Kay recommends /proc/self/mountinfo as a better alternative, because it contains the list of mount points in the namespace of the process with the specified PID (self). Currently, /proc/self/mountinfo changes when the mount tree changes. This can be extended to propagate errors to user space in the correct namespace using poll(), regardless of the device name. /proc/self/mountinfo can accommodate optional fields which hold values in the form of "tag[:value]" that can be used to communicate the nature of the problem. Instead of using the existing udev infrastructure, this would require a dedicated application to monitor /proc/self/mountinfo, identify the error by parsing the argument, and act accordingly.

Jan Kara further suggests using /proc/self/mountinfo as a link to identify the filesystem device generating the errors:

What currently seems as the cleanest solution to me, is to add some "filesystem identifier" field to /proc/self/mountinfo (which could be UUID, superblock pointer or whatever) and pass this along with the error message to user-space. Passing could be done either via sysfs (but I agree it isn't the best fit because a filesystem need not be bound to a device) or just via generic netlink (which has the disadvantage that you cannot use the udev framework everyone knows)...

Despite these objections, everyone agrees that error reporting to user space must not be limited to dmesg messages. User space should be notified of the errors reported by the filesystem, so that it can proactively handle errors and try to correct them. The namespace-unaware /sys filesystem or notifications through uevent may not be the best solution, but, for a lack of a better alternative interface, the developers used sysfs and uevents. The design is still under discussion, and will take some time to evolve, though it is likely that some kind of solution to this problem will make its way into the kernel.

Index entries for this article
Kernel	Filesystems
GuestArticles	Rodrigues, Goldwyn

to post comments

Avoiding a read-only filesystem on errors

Posted Jun 18, 2009 21:01 UTC (Thu) by wagner17 (subscriber, #5580) [Link] (1 responses)

Thanks for the article! It is good to hear that something is being done about this problem.

I "forced" my wife to switch to Linux as her main desktop but she still needs Windows XP so she dual-boots and uses a FAT drive to share data between the 2 OSs. Occasionally while using Linux, the FAT drive will become corrupted and switch to read-only and she is left wondering why she can't write to the FAT drive all of a sudden. It would be nice if a user space program could tell her about the issue instead of her screaming "Fix it!" at me.

Avoiding a read-only filesystem on errors

Posted Jun 19, 2009 9:12 UTC (Fri) by bronson (guest, #4806) [Link]

Agreed, very cool!
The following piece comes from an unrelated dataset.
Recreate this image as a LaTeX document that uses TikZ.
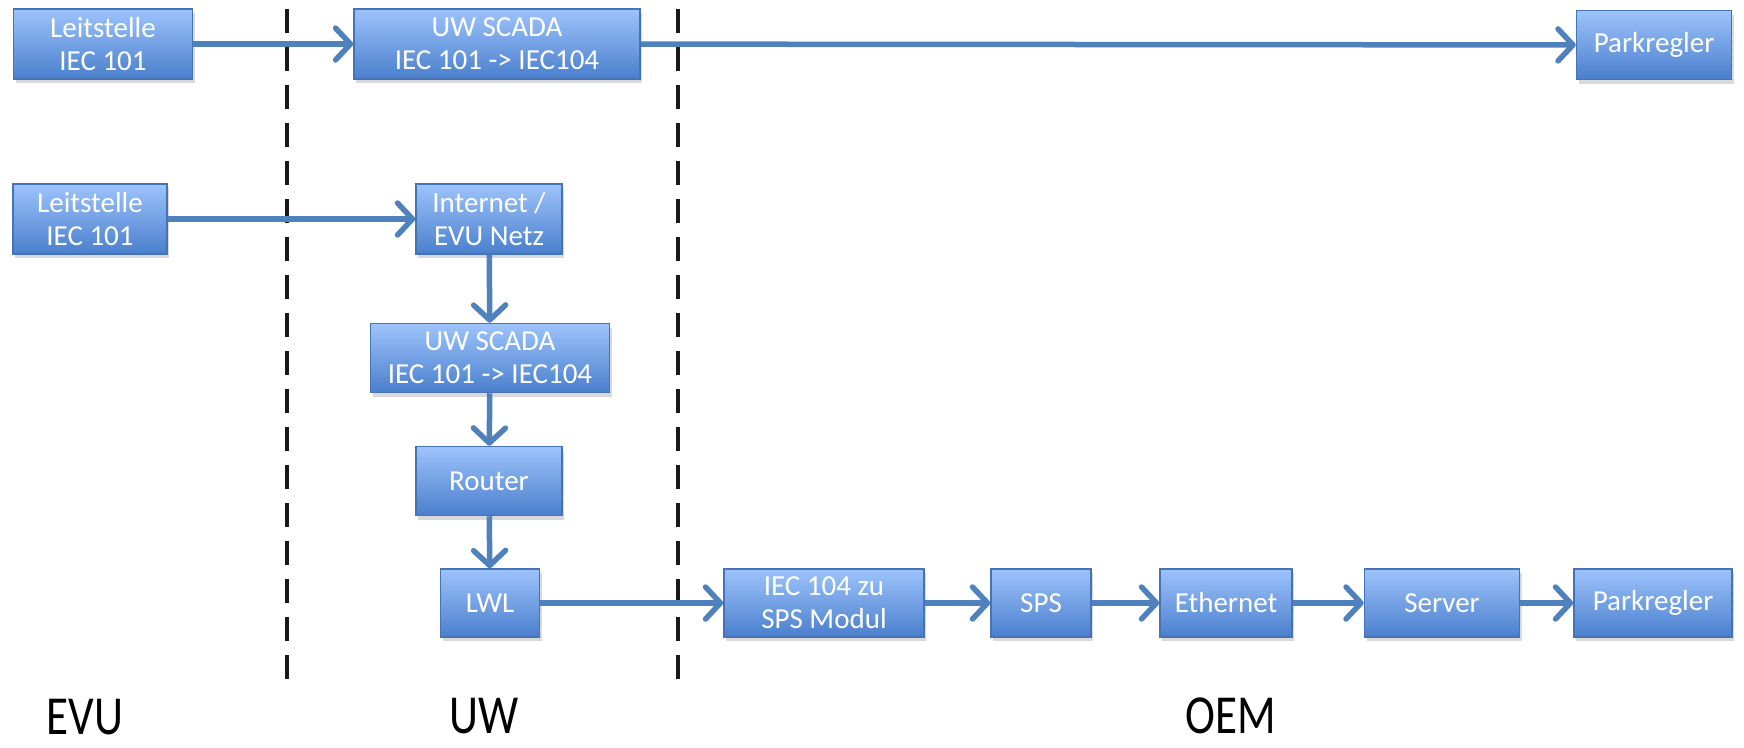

I'd love to see this bug closed one day.

https://bugs.launchpad.net/ubuntu/+source/nautilus/+bug/2...

Out of curiosity, what do Mac and Win do when they notice FS corruption?

Avoiding a read-only filesystem on errors

Posted Jul 4, 2009 11:21 UTC (Sat) by oak (guest, #2786) [Link]

> For example, a read failure may result in printing multiple read errors
in dmesg for each block it is not able to read. An event generated for
each block may be too much for udev to handle.

I don't think user-space is interested about individual errors like on
which block there's an error but that:
- there's a file system error
- which file system has the error
- maybe the types/classes of errors on that file system

I.e. at most the first error of certain type on certain file system should
be reported.

Btw. Regarding corrupted FAT file system, background file system indexing
daemons sometimes behave in interesting ways when they encounter e.g.
infinite list of directory entries or infinitely deep directory
hierarchies on just mounted FAT file systems... Kernel re-mounting
buggy FS read-only doesn't help in these cases at all. (Such programs are
of course buggy and should be fixed, but it's not always easy to find &
correct such errors in programs beforehand.)